I had thought we might go out last night to celebrate. I suggested to my husband the night before that we might go out and reminded him that it was my hip’s first birthday. I guess either he didn’t take me or the life changing thing for me that is my hip replacements and arthritis seriously because he conveniently forgot. I was a bit – ok a lot – upset at this, but I was certainly not going to remind him again if he couldn’t be bothered to hear me the first time. This happens a lot. Work seems to take priority and while it pays the bills and I contribute very little, it does appear to be on his mind considerably more than we are.
The thing is I don’t really know how to explain to him, or anyone else, what this is like. As I’ve said before, my mother has just decided I’m like her and she just had to put up with it so so do I, so she rarely asks about me and if she does mention it she tells me what I am like and doesn’t stop to listen to me. I accept I may shut people out and so they don’t ask me, but to tell them how I feel makes me vulnerable, and if I’m vulnerable then I’m hurt when they don’t hear me, and so rather than risk that I hide when what I would really like is someone, my husband for example, to say – yes I know this is hard, let’s do this or that to help you.
Cooking for example in the evenings. It hurts to stand for long, so usually I prepare a meal throughout the day just to finish later. I work from home and rarely go out anywhere. He goes out to work and will also have nights out with work occasionally, so to go out for me is a huge treat, but not for him. So a night where I have thought we might go out and then don’t not only is disappointing in him forgetting or not wanting to go, but I then have to prepare a meal and clear up all in one go and am in pain.
I never really understood previously that I was in pain. It is a strange thing. I read about others talking about agony, but it’s not like that for me. In some ways it is more insidious. I wondered for years if I had chronic fatigue or a constant flu, because that is what it is like. The ache in my bones is just like a really bad dose of flu. The fatigue that comes with it makes it difficult to concentrate and is trying to my patience. My husband would ask why I was huffing and complaining and I would say something hurt and he didn’t understand. I didn’t really understand myself – I was just exhausted. The diagnoses I have had have been a revaluation in understanding what is wrong – that there is something wrong in fact – and for my husband to realise that there may be a reason for my not wanting to or being able to do all the things I used to other than me just being unsociable or difficult. Now a bit less is expected of me. Less of a label and more of a signpost.

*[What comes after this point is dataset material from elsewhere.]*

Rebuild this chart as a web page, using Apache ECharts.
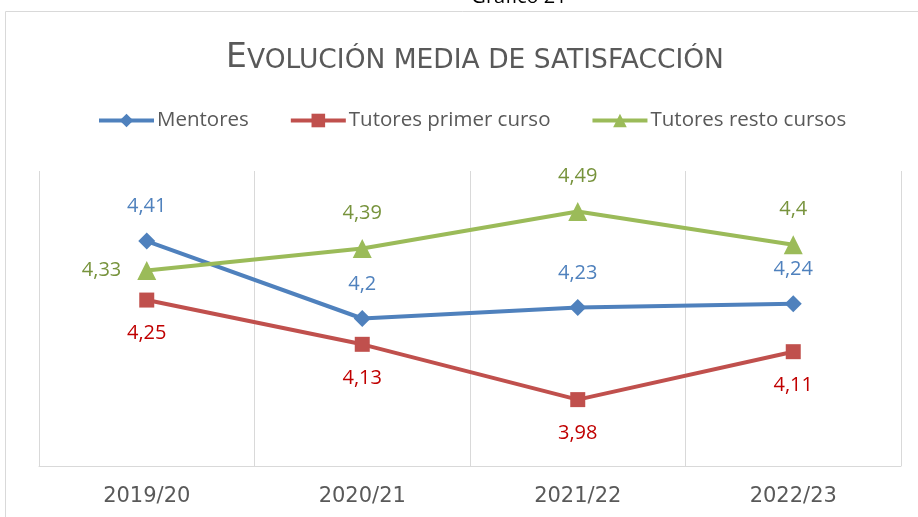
<!DOCTYPE html>
<html>
<head>
<meta charset="utf-8">
<script src="https://cdn.jsdelivr.net/npm/echarts@6/dist/echarts.min.js"></script>
<style>
  html, body { margin: 0; padding: 0; background: #fff; }
  #chart { width: 918px; height: 517px; }
</style>
</head>
<body>
<div id="chart"></div>
<script>
// Values (Spanish decimal comma in labels).
const CATEGORIES = ["2019/20", "2020/21", "2021/22", "2022/23"];
const MENTORES = [4.41, 4.2, 4.23, 4.24];
const TUTORES_PRIMER = [4.25, 4.13, 3.98, 4.11];
const TUTORES_RESTO = [4.33, 4.39, 4.49, 4.4];

const FONT = "'Open Sans', 'Liberation Sans', sans-serif";
// wider face stands in for the letter-spaced small caps of the original
const WIDE_FONT = "'DejaVu Sans', 'Open Sans', sans-serif";
const GREY_TEXT = "#595959";

const fmt = (p) => String(p.value).replace(".", ",");

function series(name, data, color, labelColor, symbol, size, labelPos) {
  return {
    name,
    type: "line",
    data,
    symbol,
    symbolSize: size,
    lineStyle: { color, width: 4 },
    itemStyle: { color },
    label: {
      show: true,
      position: labelPos,
      distance: 16,
      color: labelColor,
      fontFamily: FONT,
      fontSize: 20,
      formatter: fmt,
    },
    emphasis: { disabled: true },
    z: 3,
  };
}

const resto = series("Tutores resto cursos", TUTORES_RESTO, "#9BBB59", "#77933C", "triangle", 19, "top");
// first green label sits to the left of its marker in the reference
resto.data = TUTORES_RESTO.map((v, i) =>
  i === 0 ? { value: v, label: { position: "left", distance: 16 } } : v
);

const chart = echarts.init(document.getElementById("chart"), null, { renderer: "canvas" });
chart.setOption({
  animation: false,
  textStyle: { fontFamily: FONT },
  graphic: [
    {
      type: "rect",
      shape: { x: 5.5, y: 11.5, width: 940, height: 540 },
      style: { fill: "none", stroke: "#D9D9D9", lineWidth: 1 },
      silent: true,
    },
    {
      type: "text",
      x: 519,
      y: -13,
      style: { text: "Gráfico 21", fill: "#000", font: "20px " + FONT, textAlign: "center" },
      silent: true,
    },
  ],
  title: {
    text: "{big|E}{small|VOLUCIÓN MEDIA DE SATISFACCIÓN}",
    left: 470,
    top: 37,
    textAlign: "center",
    textStyle: {
      fontWeight: "normal",
      rich: {
        big: { fontFamily: WIDE_FONT, fontSize: 33, fontWeight: "normal", color: GREY_TEXT },
        small: {
          fontFamily: WIDE_FONT, fontSize: 26.5, fontWeight: "normal", color: GREY_TEXT,
          verticalAlign: "bottom",
        },
      },
    },
  },
  legend: {
    left: 97,
    top: 110,
    padding: 0,
    itemWidth: 55,
    itemHeight: 17,
    itemGap: 40,
    lineStyle: { width: 4 },
    textStyle: { color: GREY_TEXT, fontFamily: FONT, fontSize: 20.5, padding: [0, 0, 0, -2] },
    data: ["Mentores", "Tutores primer curso", "Tutores resto cursos"],
  },
  grid: { left: 39, right: 17, top: 171, bottom: 51 },
  xAxis: {
    type: "category",
    data: CATEGORIES,
    boundaryGap: true,
    axisLine: { lineStyle: { color: "#D9D9D9", width: 1 } },
    axisTick: { show: false },
    splitLine: { show: true, lineStyle: { color: "#D9D9D9", width: 1 } },
    axisLabel: { color: GREY_TEXT, fontFamily: WIDE_FONT, fontSize: 21, margin: 20 },
  },
  yAxis: {
    type: "value",
    min: 3.8,
    max: 4.6,
    show: false,
    splitLine: { show: false },
  },
  series: [
    series("Mentores", MENTORES, "#4F81BD", "#4F81BD", "diamond", 17, "top"),
    series("Tutores primer curso", TUTORES_PRIMER, "#C0504D", "#C00000", "rect", 15, "bottom"),
    resto,
  ],
});
</script>
</body>
</html>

This has made my husband sound awful, and that’s not true, but he puts a lot of pressure on himself over work and money and rather takes me for granted because I’m always here. The pressure on him and my inability to look forward any more and see a way of seriously contributing makes me feel guilty. He also has a knack of talking now about not being able to do things anymore as though somehow with my diagnoses my life is over instead of just coming up with different things and ways around it. But that’s another story – even though this is the one that kept me awake all night.